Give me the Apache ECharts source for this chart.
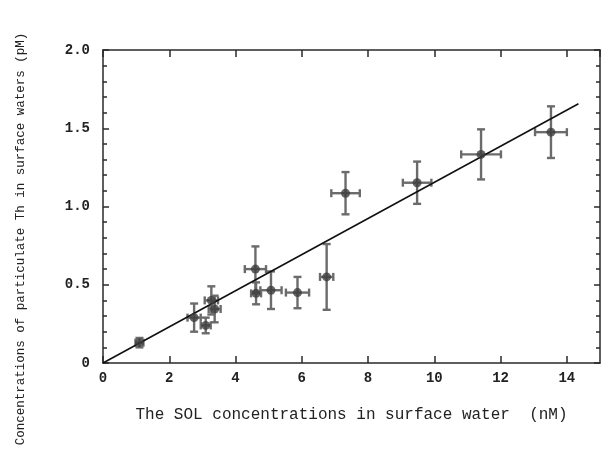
<!DOCTYPE html>
<html>
<head>
<meta charset="utf-8">
<script src="https://cdn.jsdelivr.net/npm/echarts@6/dist/echarts.min.js"></script>
<style>
  html, body { margin: 0; padding: 0; background: #fff; }
  #chart { width: 602px; height: 466px; }
</style>
</head>
<body>
<div id="chart"></div>
<script>
// SOL concentration (nM) vs particulate Th (pM) with error bars
const solConc = [1.1, 2.75, 3.1, 3.27, 3.37, 4.6, 4.62, 5.07, 5.87, 6.75, 7.32, 9.48, 11.41, 13.52];
const thConc  = [0.13, 0.29, 0.24, 0.40, 0.345, 0.60, 0.445, 0.465, 0.45, 0.55, 1.085, 1.152, 1.333, 1.475];
const solErr  = [0.12, 0.2, 0.15, 0.2, 0.18, 0.32, 0.15, 0.32, 0.35, 0.2, 0.43, 0.43, 0.6, 0.48];
const thErr   = [0.03, 0.09, 0.05, 0.09, 0.085, 0.145, 0.07, 0.12, 0.10, 0.21, 0.135, 0.135, 0.16, 0.165];

// Fitted line through the origin
const fitX = [0, 14.35];
const fitY = [0, 1.657];

const xTicks = [0, 2, 4, 6, 8, 10, 12, 14];
const yTicks = ['0', '0.5', '1.0', '1.5', '2.0'];

const xTitle = 'The SOL concentrations in surface water  (nM)';
const yTitle = 'Concentrations of particulate Th in surface waters (pM)';

const points = solConc.map((x, i) => [x, thConc[i], solErr[i], thErr[i]]);
const fitLine = fitX.map((x, i) => [x, fitY[i]]);

const monoFont = '"Liberation Mono", "DejaVu Sans Mono", monospace';
const axisColor = '#2a2a2a';

function renderErrorBar(params, api) {
  const x = api.value(0), y = api.value(1);
  const dx = api.value(2), dy = api.value(3);
  const left = api.coord([x - dx, y]);
  const right = api.coord([x + dx, y]);
  const top = api.coord([x, y + dy]);
  const bottom = api.coord([x, y - dy]);
  const cap = 4;
  const style = { stroke: '#6b6b6b', lineWidth: 2.4, fill: null };
  const line = (x1, y1, x2, y2) => ({ type: 'line', shape: { x1, y1, x2, y2 }, style });
  return {
    type: 'group',
    children: [
      line(left[0], left[1], right[0], right[1]),
      line(left[0], left[1] - cap, left[0], left[1] + cap),
      line(right[0], right[1] - cap, right[0], right[1] + cap),
      line(top[0], top[1], bottom[0], bottom[1]),
      line(top[0] - cap, top[1], top[0] + cap, top[1]),
      line(bottom[0] - cap, bottom[1], bottom[0] + cap, bottom[1])
    ]
  };
}

const lineStyle = { color: axisColor, width: 1.5 };

function xAxisFrame(position, labelled) {
  return {
    type: 'value', min: 0, max: 15, interval: 2, position,
    axisLine: { onZero: false, lineStyle },
    axisTick: { inside: true, length: 7, lineStyle },
    axisLabel: labelled ? {
      color: '#222', fontFamily: monoFont, fontSize: 14, fontWeight: 'bold', margin: 8,
      showMaxLabel: false,
      formatter: v => (xTicks.indexOf(v) >= 0 ? String(v) : '')
    } : { show: false },
    splitLine: { show: false },
    name: labelled ? xTitle : '',
    nameLocation: 'middle', nameGap: 44,
    nameTextStyle: { color: '#222', fontFamily: monoFont, fontSize: 16 }
  };
}

function yAxisFrame(position, labelled) {
  return {
    type: 'value', min: 0, max: 2, interval: 0.5, position,
    axisLine: { onZero: false, lineStyle },
    axisTick: { inside: true, length: 6, lineStyle },
    minorTick: { show: true, splitNumber: 5, length: 4, lineStyle },
    axisLabel: labelled ? {
      color: '#222', fontFamily: monoFont, fontSize: 14, fontWeight: 'bold', margin: 13,
      formatter: v => yTicks[Math.round(v / 0.5)]
    } : { show: false },
    splitLine: { show: false }
  };
}

const chart = echarts.init(document.getElementById('chart'));
chart.setOption({
  animation: false,
  backgroundColor: '#fff',
  grid: { left: 103, top: 50, right: 2, bottom: 103 },
  xAxis: [xAxisFrame('bottom', true), xAxisFrame('top', false)],
  yAxis: [yAxisFrame('left', true), yAxisFrame('right', false)],
  graphic: [{
    type: 'text',
    x: 21, y: 239,
    rotation: Math.PI / 2,
    style: {
      text: yTitle,
      font: '12.5px ' + monoFont,
      fill: '#222',
      align: 'center',
      verticalAlign: 'middle'
    }
  }],
  series: [
    {
      type: 'line', data: fitLine, symbol: 'none',
      lineStyle: { color: '#111', width: 1.6 }, z: 3
    },
    {
      type: 'custom', data: points, renderItem: renderErrorBar,
      encode: { x: 0, y: 1 }, z: 2
    },
    {
      type: 'scatter', data: points.map(p => [p[0], p[1]]),
      symbol: 'circle', symbolSize: 9,
      itemStyle: { color: '#3d3d3d' }, z: 4
    }
  ]
});
</script>
</body>
</html>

# WHAT IS REQUIRED
Could you repeat all of the material exactly? Pictures should not be copied.

# TASK SOLUTION
Give me the Apache ECharts source for this chart.
<!DOCTYPE html>
<html>
<head>
<meta charset="utf-8">
<script src="https://cdn.jsdelivr.net/npm/echarts@6/dist/echarts.min.js"></script>
<style>
  html, body { margin: 0; padding: 0; background: #fff; }
  #chart { width: 602px; height: 466px; }
</style>
</head>
<body>
<div id="chart"></div>
<script>
// SOL concentration (nM) vs particulate Th (pM) with error bars
const solConc = [1.1, 2.75, 3.1, 3.27, 3.37, 4.6, 4.62, 5.07, 5.87, 6.75, 7.32, 9.48, 11.41, 13.52];
const thConc  = [0.13, 0.29, 0.24, 0.40, 0.345, 0.60, 0.445, 0.465, 0.45, 0.55, 1.085, 1.152, 1.333, 1.475];
const solErr  = [0.12, 0.2, 0.15, 0.2, 0.18, 0.32, 0.15, 0.32, 0.35, 0.2, 0.43, 0.43, 0.6, 0.48];
const thErr   = [0.03, 0.09, 0.05, 0.09, 0.085, 0.145, 0.07, 0.12, 0.10, 0.21, 0.135, 0.135, 0.16, 0.165];

// Fitted line through the origin
const fitX = [0, 14.35];
const fitY = [0, 1.657];

const xTicks = [0, 2, 4, 6, 8, 10, 12, 14];
const yTicks = ['0', '0.5', '1.0', '1.5', '2.0'];

const xTitle = 'The SOL concentrations in surface water  (nM)';
const yTitle = 'Concentrations of particulate Th in surface waters (pM)';

const points = solConc.map((x, i) => [x, thConc[i], solErr[i], thErr[i]]);
const fitLine = fitX.map((x, i) => [x, fitY[i]]);

const monoFont = '"Liberation Mono", "DejaVu Sans Mono", monospace';
const axisColor = '#2a2a2a';

function renderErrorBar(params, api) {
  const x = api.value(0), y = api.value(1);
  const dx = api.value(2), dy = api.value(3);
  const left = api.coord([x - dx, y]);
  const right = api.coord([x + dx, y]);
  const top = api.coord([x, y + dy]);
  const bottom = api.coord([x, y - dy]);
  const cap = 4;
  const style = { stroke: '#6b6b6b', lineWidth: 2.4, fill: null };
  const line = (x1, y1, x2, y2) => ({ type: 'line', shape: { x1, y1, x2, y2 }, style });
  return {
    type: 'group',
    children: [
      line(left[0], left[1], right[0], right[1]),
      line(left[0], left[1] - cap, left[0], left[1] + cap),
      line(right[0], right[1] - cap, right[0], right[1] + cap),
      line(top[0], top[1], bottom[0], bottom[1]),
      line(top[0] - cap, top[1], top[0] + cap, top[1]),
      line(bottom[0] - cap, bottom[1], bottom[0] + cap, bottom[1])
    ]
  };
}

const lineStyle = { color: axisColor, width: 1.5 };

function xAxisFrame(position, labelled) {
  return {
    type: 'value', min: 0, max: 15, interval: 2, position,
    axisLine: { onZero: false, lineStyle },
    axisTick: { inside: true, length: 7, lineStyle },
    axisLabel: labelled ? {
      color: '#222', fontFamily: monoFont, fontSize: 14, fontWeight: 'bold', margin: 8,
      showMaxLabel: false,
      formatter: v => (xTicks.indexOf(v) >= 0 ? String(v) : '')
    } : { show: false },
    splitLine: { show: false },
    name: labelled ? xTitle : '',
    nameLocation: 'middle', nameGap: 44,
    nameTextStyle: { color: '#222', fontFamily: monoFont, fontSize: 16 }
  };
}

function yAxisFrame(position, labelled) {
  return {
    type: 'value', min: 0, max: 2, interval: 0.5, position,
    axisLine: { onZero: false, lineStyle },
    axisTick: { inside: true, length: 6, lineStyle },
    minorTick: { show: true, splitNumber: 5, length: 4, lineStyle },
    axisLabel: labelled ? {
      color: '#222', fontFamily: monoFont, fontSize: 14, fontWeight: 'bold', margin: 13,
      formatter: v => yTicks[Math.round(v / 0.5)]
    } : { show: false },
    splitLine: { show: false }
  };
}

const chart = echarts.init(document.getElementById('chart'));
chart.setOption({
  animation: false,
  backgroundColor: '#fff',
  grid: { left: 103, top: 50, right: 2, bottom: 103 },
  xAxis: [xAxisFrame('bottom', true), xAxisFrame('top', false)],
  yAxis: [yAxisFrame('left', true), yAxisFrame('right', false)],
  graphic: [{
    type: 'text',
    x: 21, y: 239,
    rotation: Math.PI / 2,
    style: {
      text: yTitle,
      font: '12.5px ' + monoFont,
      fill: '#222',
      align: 'center',
      verticalAlign: 'middle'
    }
  }],
  series: [
    {
      type: 'line', data: fitLine, symbol: 'none',
      lineStyle: { color: '#111', width: 1.6 }, z: 3
    },
    {
      type: 'custom', data: points, renderItem: renderErrorBar,
      encode: { x: 0, y: 1 }, z: 2
    },
    {
      type: 'scatter', data: points.map(p => [p[0], p[1]]),
      symbol: 'circle', symbolSize: 9,
      itemStyle: { color: '#3d3d3d' }, z: 4
    }
  ]
});
</script>
</body>
</html>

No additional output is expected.